Chairman CLAY. Assuming the volume doesn't pick up, and assuming that you are going to have fewer employees in the next coming months, are you saying that this would increase your productivity with fewer employees being divided into

Ms. PACE. Well, if the volume doesn't pick up, Chairman Clay, then we simply do not need all those employees. If we were to make the judgment

Chairman ČLAY. That is the question I am getting to.

Ms. PACE. That the volume is not going to grow, we would simply have to shrink back the labor force to the size that would support the volume. So when you are in the middle of what we call a cycle, which means a down and an up, you fully anticipate that the upturn will take care of what you have lost in the downturn.

But as I explained in my statement, we are not quite sure as we look at our volumes whether we simply have what we call a cycle, down and up, or whether some of the recovery is also being affected by the fact that advertisers are now taking a hard look at how they spend their money, and may not be advertising as much as they did in the past; that we do have competition in terms of alternative delivery, and we have to factor that in, and that may be affecting our long-term growth rate. So we must constantly keep that under study.

But the answer if the volumes don't go up, is simply to bring the organization back to the size that justifies the expected volume.

Chairman CLAY. But a successful automation program would mean that you would need fewer employees anyhow; is that correct?

Ms. PACE. Yes. The purpose of automation is to permit you to handle an increased volume of activity without necessarily adding more people. That is basically what you do it for to begin with. You don't start out by saying, you know, I am going to automate and lose all these people. In the process, that happens, because you do have attrition, you have people leaving, and so it isn't necessary then to replace those people.

But even as you begin to study the effects of your automation, you may find that you don't need people here and you may need people there. It is a very, very involved process. I don't think there is a simple answer. And in almost every case, I have seen in the private sector where the promise was made that, if we make this investment in automation, we are going to reduce, our workforce complement by a certain amount, that there has been disappointment because it simply doesn't happen that rapidly.

So it does take time to adjust the processes to the new procedures. And I think we just need to have time to work that out.

Chairman Clay. When the Postal Service presented its plan for automation to this committee, they assured us that attrition would take care of the employees that would no longer be needed. Is that still the case?

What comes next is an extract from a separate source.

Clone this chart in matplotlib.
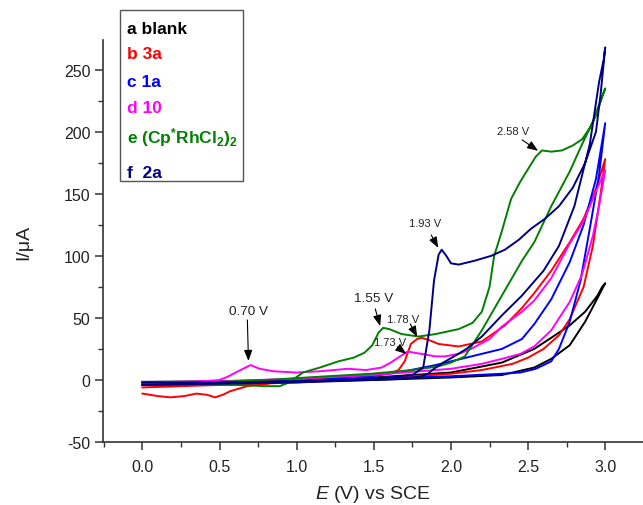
import matplotlib
matplotlib.use("Agg")
import matplotlib.pyplot as plt
from matplotlib.patches import Rectangle
from matplotlib.ticker import MultipleLocator

plt.rcParams["font.family"] = ["Liberation Sans", "DejaVu Sans"]
plt.rcParams["axes.unicode_minus"] = False
plt.rcParams["mathtext.fontset"] = "custom"
plt.rcParams["mathtext.rm"] = "Liberation Sans"
plt.rcParams["mathtext.it"] = "Liberation Sans:italic"
plt.rcParams["mathtext.bf"] = "Liberation Sans:bold"

# ---- data (E in V, I in uA) ----
# a blank
blank_E = [0, 0.5, 1.0, 1.5, 2.0, 2.33, 2.54, 2.65, 2.77, 2.87, 2.95, 3.0,
           2.98, 2.95, 2.87, 2.77, 2.65, 2.54, 2.33, 2.0, 1.5, 1.0, 0.5, 0]
blank_I = [-2, -1.5, -1, 0, 2, 4, 10, 17, 28, 47, 66, 78,
           75, 68, 55, 44, 34, 25, 14, 6, 2, 0, -1, -1.5]

# b 3a
b3a_E = [0, 0.1, 0.18, 0.27, 0.35, 0.42, 0.47, 0.52, 0.57, 0.68, 0.8, 1.0, 1.2, 1.4,
         1.6, 1.66, 1.70, 1.74, 1.78, 1.81, 1.86, 1.92, 2.05, 2.2, 2.35, 2.46, 2.54,
         2.65, 2.77, 2.86, 2.94, 3.0,
         2.97, 2.92, 2.86, 2.77, 2.7, 2.6, 2.5, 2.4, 2.2, 2.0, 1.5, 1.0, 0.5, 0]
b3a_I = [-11, -13, -14, -13, -11, -12, -14, -12, -9, -5, -3, 0, 1, 3,
         5, 8, 15, 29, 33, 34, 32, 29, 27, 31, 44, 58, 70,
         88, 111, 130, 154, 178,
         150, 108, 75, 49, 36, 25, 18, 13, 8, 5, 1, -2, -4, -6]

# c 1a
c1a_E = [0, 0.5, 1.0, 1.48, 1.7, 1.9, 2.1, 2.33, 2.46, 2.54, 2.65, 2.77, 2.86, 2.94, 3.0,
         2.96, 2.9, 2.84, 2.77, 2.7, 2.65, 2.55, 2.45, 2.33, 2.0, 1.5, 1.0, 0.5, 0]
c1a_I = [-4, -3, -1, 3, 7, 12, 18, 25, 33, 45, 65, 95, 125, 162, 207,
         165, 122, 80, 47, 25, 15, 9, 6, 5, 3, 1, -1, -3, -4]

# d 10
d10_E = [0, 0.3, 0.5, 0.55, 0.62, 0.70, 0.76, 0.85, 1.0, 1.15, 1.33, 1.45, 1.55, 1.61,
         1.67, 1.72, 1.76, 1.81, 1.9, 1.96, 2.05, 2.13, 2.25, 2.33, 2.46, 2.54, 2.65,
         2.77, 2.86, 2.94, 3.0,
         2.96, 2.92, 2.85, 2.77, 2.65, 2.54, 2.45, 2.33, 2.2, 2.0, 1.5, 1.0, 0.5, 0]
d10_I = [-3, -2, 0, 2.5, 7, 12, 9, 7, 6, 7, 9, 8, 10, 14,
         19, 23, 22, 21, 19, 19, 21, 25, 33, 43, 55, 64, 82,
         110, 128, 152, 169,
         140, 116, 85, 63, 40, 27, 21, 17, 13, 9, 4, 1, -1, -2]

# e (Cp*RhCl2)2
rh_E = [0, 0.3, 0.6, 0.8, 0.89, 0.95, 1.04, 1.15, 1.27, 1.37, 1.44, 1.49, 1.53, 1.56,
        1.6, 1.68, 1.79, 1.9, 2.05, 2.14, 2.2, 2.25, 2.28, 2.33, 2.39, 2.45, 2.5, 2.55,
        2.59, 2.65, 2.72, 2.79, 2.85, 2.9, 2.94, 2.98, 3.0,
        2.96, 2.92, 2.85, 2.77, 2.65, 2.54, 2.46, 2.33, 2.2, 2.09, 2.0, 1.92, 1.75,
        1.48, 1.2, 0.8, 0.4, 0]
rh_I = [-4, -4, -4, -5, -5, -2, 6, 10, 15, 18, 22, 28, 38, 42,
        41, 37, 35, 37, 41, 46, 55, 75, 100, 120, 146, 160, 170, 180,
        185, 184, 185, 189, 194, 203, 213, 228, 235,
        222, 208, 190, 168, 140, 111, 96, 68, 40, 19, 14, 11, 8,
        5, 3, 0, -2, -3]

# f 2a
f2a_E = [0, 0.5, 1.0, 1.5, 1.75, 1.82, 1.86, 1.89, 1.92, 1.94, 1.97, 2.0, 2.05, 2.15,
         2.26, 2.35, 2.44, 2.52, 2.61, 2.7, 2.79, 2.87, 2.94, 2.97, 3.0,
         2.99, 2.96, 2.9, 2.8, 2.7, 2.6, 2.46, 2.33, 2.2, 2.1, 2.02, 1.95, 1.89, 1.85,
         1.81, 1.7, 1.5, 1.0, 0.5, 0]
f2a_I = [-2, -2, -1, 1, 4, 10, 40, 80, 101, 105, 100, 94, 93, 96,
         100, 105, 113, 122, 130, 140, 155, 175, 200, 230, 268,
         258, 240, 190, 140, 108, 88, 68, 52, 35, 25, 19, 14, 9, 5,
         3, 1, 0, -2, -3, -4]

curves = [
    (blank_E, blank_I, "#000000"),
    (b3a_E, b3a_I, "#FF0000"),
    (c1a_E, c1a_I, "#0000FF"),
    (d10_E, d10_I, "#FF00FF"),
    (rh_E, rh_I, "#008000"),
    (f2a_E, f2a_I, "#000080"),
]

legend_labels = ["a blank", "b 3a", "c 1a", "d 10",
                 r"e (Cp$^{\mathbf{*}}$RhCl$_{\mathbf{2}}$)$_{\mathbf{2}}$", "f  2a"]

W, H = 643, 506
fig = plt.figure(figsize=(W / 100, H / 100), dpi=100)
ax = fig.add_axes([103 / W, 1 - 443 / H, (W - 103) / W, (443 - 41) / H])

for E, I, col in curves:
    ax.plot(E, I, color=col, lw=1.4, solid_joinstyle="round")

ax.set_xlim(-0.256, 3.245)
ax.set_ylim(-50, 274)
ax.xaxis.set_major_locator(MultipleLocator(0.5))
ax.xaxis.set_minor_locator(MultipleLocator(0.25))
ax.yaxis.set_major_locator(MultipleLocator(50))
ax.yaxis.set_minor_locator(MultipleLocator(25))
ax.xaxis.set_major_formatter(plt.FormatStrFormatter("%.1f"))
ax.yaxis.set_major_formatter(plt.FormatStrFormatter("%d"))

for s in ["top", "right"]:
    ax.spines[s].set_visible(False)
for s in ["left", "bottom"]:
    ax.spines[s].set_linewidth(1.2)
    ax.spines[s].set_color("#333333")
ax.tick_params(which="major", direction="out", length=6, width=1.1,
               color="#333333", labelsize=11.5, labelcolor="#222222", pad=3)
ax.tick_params(axis="x", which="major", pad=6)
ax.tick_params(which="minor", direction="out", length=3.5, width=1.0, color="#333333")

ax.set_xlabel(r"$E$ (V) vs SCE", fontsize=14, color="#222222", labelpad=7)
ax.set_ylabel("I/\u03bcA", fontsize=14, color="#222222", labelpad=23)

# peak annotations: arrows then labels
arrows = [((0.680, 48.4), (0.687, 15.3)),
          ((1.509, 57.3), (1.541, 43.5)),
          ((1.736, 45.2), (1.781, 34.7)),
          ((1.652, 26.6), (1.710, 21.0)),
          ((1.872, 116.9), (1.917, 106.5)),
          ((2.461, 193.5), (2.565, 184.7))]
for tail, head in arrows:
    ax.annotate("", xy=head, xytext=tail,
                arrowprops=dict(arrowstyle="-|>,head_length=0.65,head_width=0.25",
                                color="black", lw=0.8, shrinkA=0, shrinkB=0))

ax.text(0.687, 55.6, "0.70 V", fontsize=9.7, ha="center", va="center", color="#222222")
ax.text(1.496, 66.1, "1.55 V", fontsize=9.7, ha="center", va="center", color="#222222")
ax.text(1.690, 49.2, "1.78 V", fontsize=8, ha="center", va="center", color="#222222")
ax.text(1.606, 30.6, "1.73 V", fontsize=8, ha="center", va="center", color="#222222")
ax.text(1.833, 126.6, "1.93 V", fontsize=8, ha="center", va="center", color="#222222")
ax.text(2.403, 200.8, "2.58 V", fontsize=8, ha="center", va="center", color="#222222")

# custom legend box
fig.patches.append(Rectangle((120 / W, 1 - 182 / H), 123 / W, 171 / H,
                             transform=fig.transFigure, fill=False,
                             edgecolor="#555555", lw=1.0))
baselines = [34, 59, 87, 113, 143, 178]
for (E, I, col), lab, yb in zip(curves, legend_labels, baselines):
    fig.text(127 / W, 1 - yb / H, lab, color=col, fontsize=12.5,
             fontweight="bold", ha="left", va="baseline")

fig.savefig("out.png", dpi=100)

Ms. PACE. Well, we would like to think that if the volume supports that kind of conclusion, it would be a correct one. But I am not sure that we can say that now. If our volumes don't come back aggressively, I think we would have to say that layoffs will be an option that we must have. And we are at that point where we are considering that matter very carefully.

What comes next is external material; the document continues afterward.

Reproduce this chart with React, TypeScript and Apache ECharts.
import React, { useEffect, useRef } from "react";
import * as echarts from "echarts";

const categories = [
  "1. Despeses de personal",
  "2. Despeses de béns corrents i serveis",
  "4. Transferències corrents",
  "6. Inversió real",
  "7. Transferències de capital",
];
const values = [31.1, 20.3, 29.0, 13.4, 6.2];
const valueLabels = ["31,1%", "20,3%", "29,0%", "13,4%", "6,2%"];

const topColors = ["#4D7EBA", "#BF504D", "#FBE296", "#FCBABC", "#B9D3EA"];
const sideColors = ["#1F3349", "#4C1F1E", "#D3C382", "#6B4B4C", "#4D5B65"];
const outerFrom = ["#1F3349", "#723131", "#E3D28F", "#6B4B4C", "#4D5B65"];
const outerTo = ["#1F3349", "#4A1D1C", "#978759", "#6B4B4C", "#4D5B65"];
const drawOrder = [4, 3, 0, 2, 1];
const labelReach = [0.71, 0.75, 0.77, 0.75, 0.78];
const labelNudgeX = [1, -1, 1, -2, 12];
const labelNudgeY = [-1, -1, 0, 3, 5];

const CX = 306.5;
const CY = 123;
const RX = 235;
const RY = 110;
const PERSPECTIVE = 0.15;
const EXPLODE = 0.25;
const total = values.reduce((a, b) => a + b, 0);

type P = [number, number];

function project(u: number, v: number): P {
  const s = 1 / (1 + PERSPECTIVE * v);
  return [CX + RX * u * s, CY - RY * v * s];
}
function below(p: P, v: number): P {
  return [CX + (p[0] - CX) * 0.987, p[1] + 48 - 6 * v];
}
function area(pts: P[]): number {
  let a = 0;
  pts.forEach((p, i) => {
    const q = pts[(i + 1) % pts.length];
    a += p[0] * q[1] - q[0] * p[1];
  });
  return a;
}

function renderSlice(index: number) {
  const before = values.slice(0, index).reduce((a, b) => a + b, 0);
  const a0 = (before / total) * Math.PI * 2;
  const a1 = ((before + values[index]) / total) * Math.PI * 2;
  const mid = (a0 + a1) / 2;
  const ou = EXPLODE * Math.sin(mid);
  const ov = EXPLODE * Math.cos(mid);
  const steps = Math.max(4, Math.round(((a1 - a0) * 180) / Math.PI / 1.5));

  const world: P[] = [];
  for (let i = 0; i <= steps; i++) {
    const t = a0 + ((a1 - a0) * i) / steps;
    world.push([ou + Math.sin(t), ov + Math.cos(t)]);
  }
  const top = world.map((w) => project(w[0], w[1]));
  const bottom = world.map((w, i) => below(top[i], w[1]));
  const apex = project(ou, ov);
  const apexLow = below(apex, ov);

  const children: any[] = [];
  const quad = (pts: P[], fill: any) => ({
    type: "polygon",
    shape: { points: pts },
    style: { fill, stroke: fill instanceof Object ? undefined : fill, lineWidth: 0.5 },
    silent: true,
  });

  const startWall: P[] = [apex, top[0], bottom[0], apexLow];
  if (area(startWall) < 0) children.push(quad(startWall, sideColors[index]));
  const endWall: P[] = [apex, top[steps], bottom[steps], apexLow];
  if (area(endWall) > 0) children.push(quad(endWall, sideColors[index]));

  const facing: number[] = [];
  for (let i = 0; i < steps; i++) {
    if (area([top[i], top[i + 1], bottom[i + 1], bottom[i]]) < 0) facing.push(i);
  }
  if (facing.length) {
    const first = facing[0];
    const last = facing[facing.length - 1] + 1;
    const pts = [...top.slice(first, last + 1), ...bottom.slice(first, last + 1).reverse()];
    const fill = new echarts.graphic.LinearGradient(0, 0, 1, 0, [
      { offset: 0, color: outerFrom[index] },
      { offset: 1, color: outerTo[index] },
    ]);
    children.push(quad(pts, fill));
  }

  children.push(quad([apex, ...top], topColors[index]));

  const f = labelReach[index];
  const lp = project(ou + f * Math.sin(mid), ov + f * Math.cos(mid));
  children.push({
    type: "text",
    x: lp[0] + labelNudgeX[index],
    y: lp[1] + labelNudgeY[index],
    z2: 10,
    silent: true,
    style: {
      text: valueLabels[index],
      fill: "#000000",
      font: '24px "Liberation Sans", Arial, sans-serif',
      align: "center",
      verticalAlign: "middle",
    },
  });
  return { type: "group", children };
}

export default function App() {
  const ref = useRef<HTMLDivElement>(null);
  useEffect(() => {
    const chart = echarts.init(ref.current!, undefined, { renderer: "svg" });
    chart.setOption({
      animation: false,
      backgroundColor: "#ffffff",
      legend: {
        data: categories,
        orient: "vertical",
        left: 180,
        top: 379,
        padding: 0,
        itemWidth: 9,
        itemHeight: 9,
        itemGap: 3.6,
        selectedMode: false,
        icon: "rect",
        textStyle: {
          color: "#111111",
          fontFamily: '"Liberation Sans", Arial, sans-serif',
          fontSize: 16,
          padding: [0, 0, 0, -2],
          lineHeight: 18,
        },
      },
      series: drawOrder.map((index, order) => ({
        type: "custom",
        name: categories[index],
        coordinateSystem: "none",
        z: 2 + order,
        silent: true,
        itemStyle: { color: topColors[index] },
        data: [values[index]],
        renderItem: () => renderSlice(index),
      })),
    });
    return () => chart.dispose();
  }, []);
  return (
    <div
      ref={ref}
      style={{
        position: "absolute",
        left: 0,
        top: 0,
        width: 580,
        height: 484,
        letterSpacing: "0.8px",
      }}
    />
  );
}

Chairman Clay. So you have done some study in this area?

Ms. PACE. We are doing that now. We are looking at various ways to meet what we think would be the labor force complement that we will need in the future. This would include not simply layoffs, but we might have early retirement programs that we would offer. And so this is this combination might be some way to get our labor force complement to where we want it for the volumes that we project.

Chairman CLAY. Do you have any projected figures as to how many people might be affected?

Ms. Pace. Well, there are only about 150,000 people in the labor force, in our labor force that would lend themselves to layoffs. So it isn't the layoffs would affect everybody in the organization, but only about 150,000, and I couldn't tell you at this point how many would be affected.

Chairman Clay. Well, have you made any plans for the employees during a transitional period, the ones who are affected by automation?